RisingWave targets stream processing with SQL

RisingWave is a relatively recent entry to the streaming space, having been established in early 2021 and with its enterprise release – RisingWave Cloud – less than a month old, as of writing. It is a distributed system for stream processing that differentiates itself in large part by the fact that it is SQL-driven – a rarity in the stream processing space.

This means that a) RisingWave provides traditional database functionality (i.e. storage) as well as real-time stream processing, and b) RisingWave queries are written in SQL. The latter point in particular is a considerable advantage, given that SQL is one of, if not the most familiar and widely-used query languages out there. It is hard to deny the benefits using it provides to onboarding, integration, and ease of use due to this fact.

The core of RisingWave’s functionality is open source under the Apache license, while its premium release, RisingWave Cloud, offers SaaS cloud deployment (with options for either hosted or bring-your-own cloud) and enterprise support. Features particularly worth mentioning include exactly-once semantics, out-of-order processing, various (managed) security features, built-in observability and health checks, and the ability to directly query your data as it is streamed in or store it (using the built-in storage capabilities mentioned above, for instance) and query it at a later time.

In terms of performance, RisingWave uses tiered storage caches to optimise performance against cost. It also offers elastic scalability, and separates storage from compute. According to RisingWave themselves (so take the following as you will), performance-wise it compares favourably to Apache Flink. This is, in part, credited to RisingWave’s engine being built on Rust rather than, in Flink’s case, Java (and Scala, technically).

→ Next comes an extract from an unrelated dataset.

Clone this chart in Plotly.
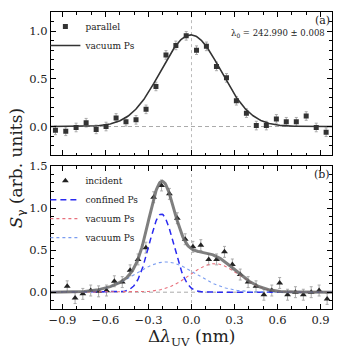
import numpy as np
import plotly.graph_objects as go

# ---------------- data ----------------
# panel (a): parallel geometry
x_par = [-0.949, -0.877, -0.805, -0.735, -0.665, -0.596, -0.526, -0.457, -0.387, -0.317,
         -0.248, -0.178, -0.109, -0.037, 0.035, 0.104, 0.174, 0.244, 0.313, 0.383,
         0.452, 0.522, 0.592, 0.661, 0.731, 0.800, 0.870, 0.939]
s_par = [-0.04, -0.05, -0.01, 0.04, -0.03, 0.00, 0.09, 0.05, 0.07, 0.18,
         0.42, 0.75, 0.85, 0.95, 0.80, 0.84, 0.63, 0.51, 0.27, 0.14,
         0.01, 0.01, 0.08, 0.05, 0.05, 0.11, -0.01, -0.06]
e_par = [0.045] * len(x_par)

# panel (b): incident geometry
x_inc = [-0.867, -0.812, -0.758, -0.703, -0.648, -0.593, -0.538, -0.483, -0.428, -0.373,
         -0.318, -0.264, -0.209, -0.154, -0.099, -0.044, 0.010, 0.065, 0.120, 0.175,
         0.230, 0.285, 0.340, 0.395, 0.450, 0.505, 0.560, 0.615, 0.670, 0.725,
         0.780, 0.835, 0.890, 0.946]
s_inc = [0.07, -0.07, -0.02, 0.02, 0.01, 0.02, 0.13, 0.12, 0.26, 0.39,
         0.53, 1.13, 1.27, 1.17, 0.88, 0.63, 0.54, 0.56, 0.39, 0.39,
         0.48, 0.33, 0.21, 0.12, 0.07, -0.03, 0.02, 0.11, -0.03, 0.00,
         -0.03, 0.00, 0.02, -0.08]
e_inc = [0.065] * len(x_inc)

# fitted Gaussian components: (amplitude, centre, sigma)
fit_a = (0.96, -0.005, 0.21)          # vacuum Ps, panel (a)
fit_confined = (0.93, -0.21, 0.086)   # confined Ps
fit_vac_red = (0.34, 0.16, 0.17)      # vacuum Ps (red)
fit_vac_blue = (0.36, -0.18, 0.21)    # vacuum Ps (blue)

xf = np.linspace(-0.98, 0.98, 400)


def gauss(p, x):
    a, c, s = p
    return a * np.exp(-(x - c) ** 2 / (2 * s ** 2))


ya = gauss(fit_a, xf)
yc = gauss(fit_confined, xf)
yr = gauss(fit_vac_red, xf)
yb = gauss(fit_vac_blue, xf)
ysum = yc + yr + yb

SERIF = "DejaVu Serif"

fig = go.Figure()

# ---- panel (a)
fig.add_trace(go.Scatter(
    x=x_par, y=s_par, mode="markers", name="parallel",
    marker=dict(symbol="square", size=5, color="#333333"),
    error_y=dict(type="data", array=e_par, color="#aaaaaa", thickness=1, width=1.5),
    xaxis="x", yaxis="y", legend="legend"))
fig.add_trace(go.Scatter(
    x=xf, y=ya, mode="lines", name="vacuum Ps",
    line=dict(color="#333333", width=1.6),
    xaxis="x", yaxis="y", legend="legend"))

# ---- panel (b)
fig.add_trace(go.Scatter(
    x=x_inc, y=s_inc, mode="markers", name="incident",
    marker=dict(symbol="triangle-up", size=6, color="#222222"),
    error_y=dict(type="data", array=e_inc, color="#aaaaaa", thickness=1, width=1.5),
    xaxis="x2", yaxis="y2", legend="legend2"))
fig.add_trace(go.Scatter(
    x=xf, y=yc, mode="lines", name="confined Ps",
    line=dict(color="#2b2bf0", width=1.5, dash="6px,4px"),
    xaxis="x2", yaxis="y2", legend="legend2"))
fig.add_trace(go.Scatter(
    x=xf, y=yr, mode="lines", name="vacuum Ps",
    line=dict(color="#e8707c", width=1.1, dash="dot"),
    xaxis="x2", yaxis="y2", legend="legend2"))
fig.add_trace(go.Scatter(
    x=xf, y=yb, mode="lines", name="vacuum Ps",
    line=dict(color="#7a9cf0", width=1.1, dash="dot"),
    xaxis="x2", yaxis="y2", legend="legend2"))
fig.add_trace(go.Scatter(
    x=xf, y=ysum, mode="lines", name="sum", showlegend=False,
    line=dict(color="rgba(105,105,105,0.85)", width=3),
    xaxis="x2", yaxis="y2"))

axis_common = dict(
    showline=True, linecolor="black", linewidth=1.3, mirror="allticks",
    ticks="inside", ticklen=5, tickwidth=1, tickcolor="black",
    showgrid=False, zeroline=False,
    tickfont=dict(family=SERIF, size=11.5, color="#222"),
)
minor = dict(ticks="inside", ticklen=2.5, tickwidth=0.8, tickcolor="black", showgrid=False)

fig.update_layout(
    width=339, height=349,
    margin=dict(l=51, r=7, t=5, b=40),
    plot_bgcolor="white", paper_bgcolor="white",
    font=dict(family=SERIF, color="#222"),
    xaxis=dict(domain=[0, 1], range=[-0.98, 0.98], anchor="y", matches="x2",
               tickvals=[-0.9, -0.6, -0.3, 0.0, 0.3, 0.6, 0.9], showticklabels=False,
               minor=dict(dtick=0.1, **minor), **axis_common),
    yaxis=dict(domain=[0.518, 1], range=[-0.3, 1.2], anchor="x",
               tickvals=[0.0, 0.5, 1.0], tickformat=".1f",
               minor=dict(dtick=0.1, **minor), **axis_common),
    xaxis2=dict(domain=[0, 1], range=[-0.98, 0.98], anchor="y2",
                tickvals=[-0.9, -0.6, -0.3, 0.0, 0.3, 0.6, 0.9], tickformat=".1f",
                minor=dict(dtick=0.1, **minor), **axis_common),
    yaxis2=dict(domain=[0, 0.481], range=[-0.2, 1.5], anchor="x2",
                tickvals=[0.0, 0.5, 1.0, 1.5], tickformat=".1f",
                minor=dict(dtick=0.1, **minor), **axis_common),
    legend=dict(x=-0.02, y=1.0, xanchor="left", yanchor="top",
                bgcolor="rgba(0,0,0,0)", font=dict(family=SERIF, size=9, color="#222"),
                tracegroupgap=0),
    legend2=dict(x=-0.02, y=0.481, xanchor="left", yanchor="top",
                 bgcolor="rgba(0,0,0,0)", font=dict(family=SERIF, size=9, color="#222"),
                 tracegroupgap=0),
    showlegend=True,
)

# reference lines
for xr, yr_ in (("x", "y"), ("x2", "y2")):
    fig.add_shape(type="line", xref=xr + " domain", yref=yr_, x0=0, x1=1, y0=0, y1=0,
                  line=dict(color="#aaaaaa", width=1, dash="4px,3px"), layer="below")
    fig.add_shape(type="line", xref=xr, yref=yr_ + " domain", x0=0, x1=0, y0=0, y1=1,
                  line=dict(color="#bbbbbb", width=1, dash="dot"), layer="below")

# annotations
fig.add_annotation(text="(a)", xref="paper", yref="paper", x=1.0, y=1.0,
                   xanchor="right", yanchor="top", showarrow=False,
                   font=dict(family=SERIF, size=11, color="#222"))
fig.add_annotation(text="λ<sub>0</sub> = 242.990 ± 0.008", xref="paper", yref="paper",
                   x=0.982, y=0.952, xanchor="right", yanchor="top", showarrow=False,
                   font=dict(family=SERIF, size=8.5, color="#222"))
fig.add_annotation(text="(b)", xref="paper", yref="paper", x=1.0, y=0.481,
                   xanchor="right", yanchor="top", showarrow=False,
                   font=dict(family=SERIF, size=11, color="#222"))
fig.add_annotation(text="Δ<i>λ</i><sub>UV</sub> (nm)", xref="paper", yref="paper",
                   x=0.5, y=-0.052, xanchor="center", yanchor="top", showarrow=False,
                   font=dict(family=SERIF, size=17, color="#222"))
fig.add_annotation(text="<i>S</i><sub>γ</sub> (arb. units)", xref="paper", yref="paper",
                   x=-0.121, y=0.474, xanchor="center", yanchor="middle", showarrow=False,
                   textangle=-90, font=dict(family=SERIF, size=17, color="#222"))

fig.write_html("out.html")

Various prefab connectors are built-in, much as you would expect, and a no-code wizard for establishing connections is also available. The product features UDF support, wire compatibility with PostgreSQL, and a native SQL API. Notably, the fact that it is SQL-based means that, unlike many of its competitors, it sits as part of the SQL ecosystem rather than the big data ecosystem. In a world where data lakes, Hadoop and so on have largely fallen out of favour, this can be a pretty sizable advantage. It is also notable that RisingWave can stand alone as an offering – it does not depend on any external software to function. This is worth mentioning because several of its competitors do rely on external software, such as Apache Zookeeper, in exactly this way. This has the obvious benefit that you only have a single product to maintain, monitor, update and so on, rather than two or more.

To sum up, RisingWave is one of the more interesting vendors to enter the stream processing space in quite some time. It is clearly doing a number of things differently from the more established vendors in the space, even as some things (such as its licensing) remain, basically, the same as ever. That said, the most significant difference from its contemporaries is actually one of timing: RisingWave has been built in and for the world of the cloud, whereas older streaming products largely grew up in the shadow of big data (or even before then) and were developed accordingly, with cloud functionality mostly being added on top of what was already there. This doesn’t necessarily mean that the one will be better equipped for the modern-day demands of stream processing than the other, but it is more than enough to make RisingWave worth paying attention to.